**EXERCISE BRIEF**
Check every line below for the word "React" and copy each one that has it.

**STORED ROWS**
....................

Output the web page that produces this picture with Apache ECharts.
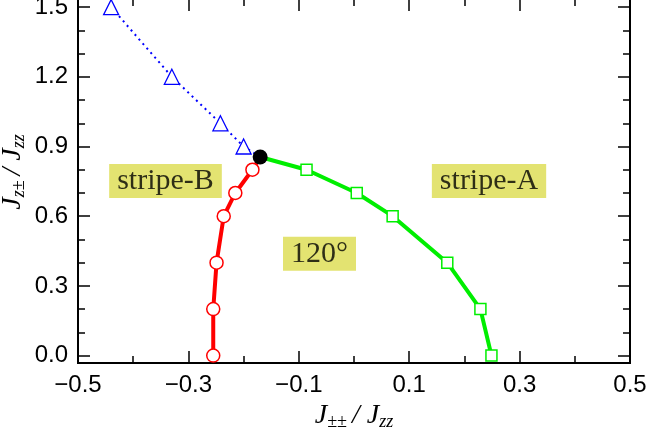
<!DOCTYPE html>
<html>
<head>
<meta charset="utf-8">
<script src="https://cdn.jsdelivr.net/npm/echarts@6/dist/echarts.min.js"></script>
<style>
  html, body { margin: 0; padding: 0; background: #fff; }
  #chart { width: 648px; height: 430px; }
</style>
</head>
<body>
<div id="chart"></div>
<script>
// phase boundary points
const blueLine = [[-0.44, 1.5], [-0.33, 1.2], [-0.242, 1.0], [-0.2, 0.9]];
const redLine = [[-0.255, 0.0], [-0.255, 0.2], [-0.249, 0.4], [-0.236, 0.6], [-0.215, 0.7], [-0.184, 0.8]];
const greenLine = [[0.249, 0.0], [0.229, 0.2], [0.169, 0.4], [0.07, 0.6], [0.005, 0.7], [-0.086, 0.8]];
const junction = [-0.17, 0.855];

const phaseNames = ["stripe-B", "stripe-A", "120°"];
const phasePos = [[-0.3415, 0.752], [0.2446, 0.752], [-0.0625, 0.438]];

const xMajor = [-0.5, -0.3, -0.1, 0.1, 0.3, 0.5];
const xMinor = [-0.4, -0.2, 0.0, 0.2, 0.4];
const yMajor = [0.0, 0.3, 0.6, 0.9, 1.2, 1.5];
const yMinor = [0.1, 0.2, 0.4, 0.5, 0.7, 0.8, 1.0, 1.1, 1.3, 1.4];

const chart = echarts.init(document.getElementById("chart"));

const xRange = { min: -0.5, max: 0.5 };
const yRange = { min: -0.032, max: 1.535 };
const frameLine = { show: true, onZero: false, lineStyle: { color: "#000", width: 2 } };
const labelFont = { color: "#000", fontSize: 24, fontFamily: "Liberation Sans, Arial, sans-serif" };
const serif = "Liberation Serif, Times New Roman, serif";

function fmtNum(v) {
  return (v < 0 ? "\u2212" : "") + Math.abs(v).toFixed(1);
}

function tickAxis(base, position, values, len, withLabel) {
  return Object.assign({
    type: "value",
    position: position,
    axisLine: frameLine,
    splitLine: { show: false },
    axisTick: { show: true, inside: true, length: len, customValues: values, lineStyle: { color: "#000", width: 1.5 } },
    axisLabel: withLabel
      ? Object.assign({ show: true, customValues: values, margin: 10, formatter: fmtNum }, labelFont)
      : { show: false }
  }, base);
}

function withJunction(points) {
  return points.map(p => ({ value: p })).concat([{ value: junction, symbol: "none" }]);
}

// subscripts drop to the bottom of the taller main-letter line
const richTitle = {
  j: { fontFamily: serif, fontStyle: "italic", fontSize: 28, lineHeight: 30, color: "#000" },
  d: { fontFamily: serif, fontStyle: "italic", fontSize: 28, lineHeight: 30, color: "#000", padding: [0, 7, 0, 5] },
  s: { fontFamily: serif, fontStyle: "italic", fontSize: 18, lineHeight: 12, verticalAlign: "bottom", color: "#000" }
};

chart.setOption({
  animation: false,
  backgroundColor: "#fff",
  grid: { left: 78, right: 18, top: -1, bottom: 67, containLabel: false, outerBoundsMode: "none" },
  xAxis: [
    tickAxis(Object.assign({
      name: "{j|J}{s|±±}{d|/}{j|J}{s|zz}", nameLocation: "middle", nameGap: 36,
      nameTextStyle: { rich: richTitle }
    }, xRange), "bottom", xMajor, 12, true),
    tickAxis(Object.assign({}, xRange), "bottom", xMinor, 7, false),
    tickAxis(Object.assign({}, xRange), "top", xMajor, 12, false),
    tickAxis(Object.assign({}, xRange), "top", xMinor, 7, false)
  ],
  yAxis: [
    tickAxis(Object.assign({
      name: "{j|J}{s|z±}{d|/}{j|J}{s|zz}", nameLocation: "middle", nameGap: 50, nameRotate: 90,
      nameMoveOverlap: false,
      nameTextStyle: { rich: richTitle, padding: [0, 0, 0, 18] }
    }, yRange), "left", yMajor, 12, true),
    tickAxis(Object.assign({}, yRange), "left", yMinor, 7, false),
    tickAxis(Object.assign({}, yRange), "right", yMajor, 12, false),
    tickAxis(Object.assign({}, yRange), "right", yMinor, 7, false)
  ],
  series: [
    {
      type: "line",
      data: withJunction(blueLine),
      symbol: "triangle",
      symbolSize: 15,
      itemStyle: { color: "#fff", borderColor: "#0000ff", borderWidth: 1.3 },
      lineStyle: { color: "#0000ff", width: 2, type: [2, 4] },
      z: 2
    },
    {
      type: "line",
      data: withJunction(redLine),
      symbol: "circle",
      symbolSize: 13,
      itemStyle: { color: "#fff", borderColor: "#ff0000", borderWidth: 1.5 },
      lineStyle: { color: "#ff0000", width: 4 },
      z: 3
    },
    {
      type: "line",
      data: withJunction(greenLine),
      symbol: "rect",
      symbolSize: 11,
      itemStyle: { color: "#fff", borderColor: "#00ee00", borderWidth: 1.5 },
      lineStyle: { color: "#00ee00", width: 4 },
      z: 3
    },
    {
      type: "scatter",
      data: [junction],
      symbol: "circle",
      symbolSize: 15,
      itemStyle: { color: "#000", opacity: 1 },
      z: 5
    },
    {
      type: "scatter",
      data: phaseNames.map((n, i) => ({ name: n, value: phasePos[i] })),
      symbolSize: 0,
      silent: true,
      label: {
        show: true,
        position: "inside",
        formatter: p => p.name,
        fontFamily: serif,
        fontSize: 30,
        lineHeight: 30,
        color: "#000",
        backgroundColor: "#dcdc4e",
        padding: [2, 8, 2, 8]
      },
      z: 4
    }
  ]
});
</script>
</body>
</html>
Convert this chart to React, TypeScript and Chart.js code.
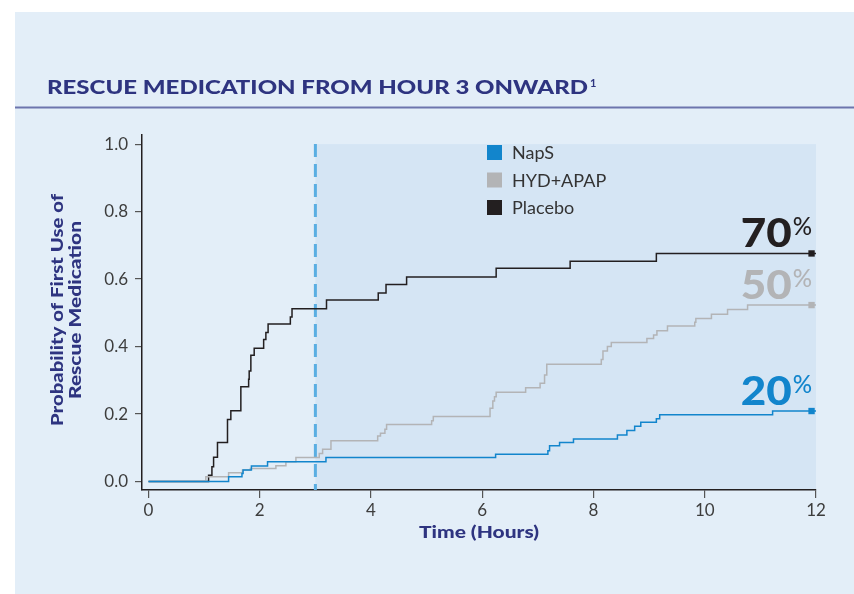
import React, { useEffect, useRef } from 'react';
import { Chart, registerables } from 'chart.js';

Chart.register(...registerables);

// ---------- data ----------
const seriesNames = ['NapS', 'HYD+APAP', 'Placebo'];
const seriesColors = ['#1285cc', '#b3b4b6', '#231f20'];

const napsHours = [0, 1.44, 1.68, 1.7, 1.85, 2.14, 3.19, 6.24, 7.18, 7.21, 7.39, 7.64, 8.43, 8.6, 8.74, 8.85, 9.13, 9.19, 11.22, 12];
const napsProb = [0, 0.014, 0.024, 0.034, 0.046, 0.059, 0.071, 0.081, 0.091, 0.106, 0.116, 0.126, 0.138, 0.151, 0.164, 0.176, 0.186, 0.198, 0.209, 0.209];

const hydHours = [0, 1.03, 1.44, 1.69, 1.83, 2.29, 2.47, 2.65, 3.07, 3.13, 3.28, 4.12, 4.17, 4.25, 4.28, 5.09, 5.12, 6.14, 6.19, 6.22, 6.25, 6.78, 7.04, 7.12, 7.16, 8.14, 8.17, 8.25, 8.32, 8.96, 9.08, 9.14, 9.33, 9.82, 9.84, 10.12, 10.41, 10.77, 12];
const hydProb = [0, 0.014, 0.026, 0.034, 0.039, 0.047, 0.059, 0.071, 0.083, 0.096, 0.121, 0.135, 0.143, 0.155, 0.169, 0.18, 0.193, 0.217, 0.239, 0.251, 0.265, 0.278, 0.291, 0.316, 0.348, 0.362, 0.387, 0.4, 0.412, 0.424, 0.434, 0.447, 0.461, 0.472, 0.483, 0.496, 0.51, 0.523, 0.523];

const placeboHours = [0, 1.08, 1.14, 1.17, 1.24, 1.42, 1.48, 1.66, 1.8, 1.81, 1.84, 1.9, 2.07, 2.11, 2.15, 2.55, 2.58, 3.2, 4.13, 4.27, 4.64, 6.25, 7.58, 9.13, 12];
const placeboProb = [0, 0.019, 0.044, 0.072, 0.116, 0.184, 0.21, 0.281, 0.303, 0.328, 0.374, 0.395, 0.421, 0.442, 0.467, 0.488, 0.512, 0.538, 0.559, 0.584, 0.606, 0.632, 0.653, 0.676, 0.676];

const endPercentLabels = ['20', '50', '70'];
const endMarkerHour = 11.92;
const rescueStartHour = 3;

const xTickValues = [0, 2, 4, 6, 8, 10, 12];
const yTickValues = [0, 0.2, 0.4, 0.6, 0.8, 1.0];

const chartTitle = 'RESCUE MEDICATION FROM HOUR 3 ONWARD';
const titleNote = '1';
const yTitleLines = ['Probability of First Use of', 'Rescue Medication'];
const xTitle = 'Time (Hours)';

// ---------- styling ----------
const NAVY = '#2e3480';
const PANEL = '#e3eef8';
const SHADE = '#d5e5f4';
const FONT = 'Lato, "Open Sans", sans-serif';

const allHours = [napsHours, hydHours, placeboHours];
const allProb = [napsProb, hydProb, placeboProb];

// draw text horizontally scaled to a target width, starting at x (left)
function fitText(ctx: any, text: string, x: number, y: number, targetW: number) {
  const w = ctx.measureText(text).width;
  const sx = targetW / w;
  ctx.save();
  ctx.translate(x, y);
  ctx.scale(sx, 1);
  ctx.textAlign = 'left';
  ctx.fillText(text, 0, 0);
  ctx.restore();
}

const decorPlugin = {
  id: 'decor',
  beforeDraw(chart: any) {
    const { ctx, width, height } = chart;
    const area = chart.chartArea;
    const xs = chart.scales.x;
    const ys = chart.scales.y;
    ctx.save();
    ctx.fillStyle = '#ffffff';
    ctx.fillRect(0, 0, width, height);
    ctx.fillStyle = PANEL;
    ctx.fillRect(15, 12, width - 15, height - 12);

    // title
    ctx.fillStyle = NAVY;
    ctx.textBaseline = 'alphabetic';
    ctx.font = `900 19px ${FONT}`;
    fitText(ctx, chartTitle, 47, 94, 541);
    ctx.font = `bold 11px ${FONT}`;
    ctx.textAlign = 'left';
    ctx.fillText(titleNote, 47 + 541 + 2, 87);

    // rule
    ctx.strokeStyle = '#6d75ad';
    ctx.lineWidth = 2;
    ctx.beginPath();
    ctx.moveTo(15, 107.5);
    ctx.lineTo(width, 107.5);
    ctx.stroke();

    // shaded region from hour 3
    const x0 = xs.getPixelForValue(rescueStartHour);
    const yTop = ys.getPixelForValue(1);
    ctx.fillStyle = SHADE;
    ctx.fillRect(x0, yTop, area.right - x0, area.bottom - yTop);
    ctx.restore();
  },
  beforeDatasetsDraw(chart: any) {
    const { ctx } = chart;
    const area = chart.chartArea;
    const x0 = chart.scales.x.getPixelForValue(rescueStartHour);
    const yTop = chart.scales.y.getPixelForValue(1);
    ctx.save();
    ctx.strokeStyle = '#5aaee2';
    ctx.lineWidth = 3;
    ctx.setLineDash([13, 7]);
    ctx.beginPath();
    ctx.moveTo(x0, yTop);
    ctx.lineTo(x0, area.bottom);
    ctx.stroke();
    ctx.restore();
  },
  afterDraw(chart: any) {
    const { ctx } = chart;
    const area = chart.chartArea;
    const ys = chart.scales.y;
    ctx.save();

    // legend
    ctx.font = `18px ${FONT}`;
    ctx.textAlign = 'left';
    ctx.textBaseline = 'middle';
    seriesNames.forEach((name, i) => {
      const top = 145 + i * 27.5;
      ctx.fillStyle = seriesColors[i];
      ctx.fillRect(487, top, 15, 15);
      ctx.fillStyle = '#333333';
      ctx.fillText(name, 512, top + 8.5);
    });

    // end percent labels
    const right = area.right - 4;
    endPercentLabels.forEach((lab, i) => {
      const p = allProb[i];
      const yPix = ys.getPixelForValue(p[p.length - 1]);
      ctx.fillStyle = seriesColors[i];
      ctx.textBaseline = 'alphabetic';
      ctx.textAlign = 'right';
      ctx.font = `500 24px ${FONT}`;
      const pw = ctx.measureText('%').width;
      ctx.fillText('%', right, yPix - 18);
      ctx.font = `900 40px ${FONT}`;
      fitText(ctx, lab, right - pw - 52, yPix - 6, 51);
    });

    // axis titles
    ctx.fillStyle = NAVY;
    ctx.textBaseline = 'middle';
    ctx.font = `900 17px ${FONT}`;
    const cx = (area.left + area.right) / 2;
    fitText(ctx, xTitle, cx - 60, 533, 120);

    ctx.save();
    ctx.translate(58, 310);
    ctx.rotate(-Math.PI / 2);
    ctx.font = `900 16px ${FONT}`;
    fitText(ctx, yTitleLines[0], -116, 0, 232);
    fitText(ctx, yTitleLines[1], -89, 18, 178);
    ctx.restore();

    ctx.restore();
  },
};

export default function App() {
  const ref = useRef<HTMLCanvasElement>(null);

  useEffect(() => {
    const lineSets = seriesNames.map((name, i) => ({
      label: name,
      data: allHours[i].map((h, k) => ({ x: h, y: allProb[i][k] })),
      borderColor: seriesColors[i],
      borderWidth: 1.5,
      stepped: 'before' as const,
      pointRadius: 0,
      fill: false,
    }));
    const markerSets = seriesNames.map((name, i) => ({
      label: name + ' end',
      data: [{ x: endMarkerHour, y: allProb[i][allProb[i].length - 1] }],
      showLine: false,
      pointStyle: 'rect' as const,
      pointRadius: 4.5,
      backgroundColor: seriesColors[i],
      borderWidth: 0,
    }));

    const chart = new Chart(ref.current!, {
      type: 'line',
      data: { datasets: [...lineSets, ...markerSets] as any },
      options: {
        animation: false,
        responsive: false,
        devicePixelRatio: 1,
        layout: { padding: { top: 135, right: 38, left: 0, bottom: 0 } },
        plugins: { legend: { display: false }, tooltip: { enabled: false } },
        scales: {
          x: {
            type: 'linear',
            min: -0.117,
            max: 12,
            afterBuildTicks: (s: any) => {
              s.ticks = xTickValues.map((v) => ({ value: v }));
            },
            afterFit: (s: any) => {
              s.height = 104;
            },
            grid: { drawOnChartArea: false, drawTicks: true, tickLength: 8, color: '#555555', lineWidth: 1.2 },
            border: { display: true, color: '#231f20', width: 1.5 },
            ticks: { font: { family: FONT, size: 17 }, color: '#3d3d3d', padding: 2, maxRotation: 0 },
          },
          y: {
            type: 'linear',
            min: -0.025,
            max: 1.027,
            afterBuildTicks: (s: any) => {
              s.ticks = yTickValues.map((v) => ({ value: v }));
            },
            afterFit: (s: any) => {
              s.width = 142;
            },
            grid: { drawOnChartArea: false, drawTicks: true, tickLength: 7, color: '#555555', lineWidth: 1.2 },
            border: { display: true, color: '#231f20', width: 1.5 },
            ticks: {
              font: { family: FONT, size: 17 },
              color: '#3d3d3d',
              padding: 7,
              callback: (v: any) => Number(v).toFixed(1),
            },
          },
        },
      },
      plugins: [decorPlugin],
    });
    return () => chart.destroy();
  }, []);

  return (
    <div style={{ position: 'fixed', left: 0, top: 0, width: 854, height: 594 }}>
      <canvas ref={ref} width={854} height={594} style={{ display: 'block', width: 854, height: 594 }} />
    </div>
  );
}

....................

**THE SOLUTION**
Convert this chart to React, TypeScript and Chart.js code.
import React, { useEffect, useRef } from 'react';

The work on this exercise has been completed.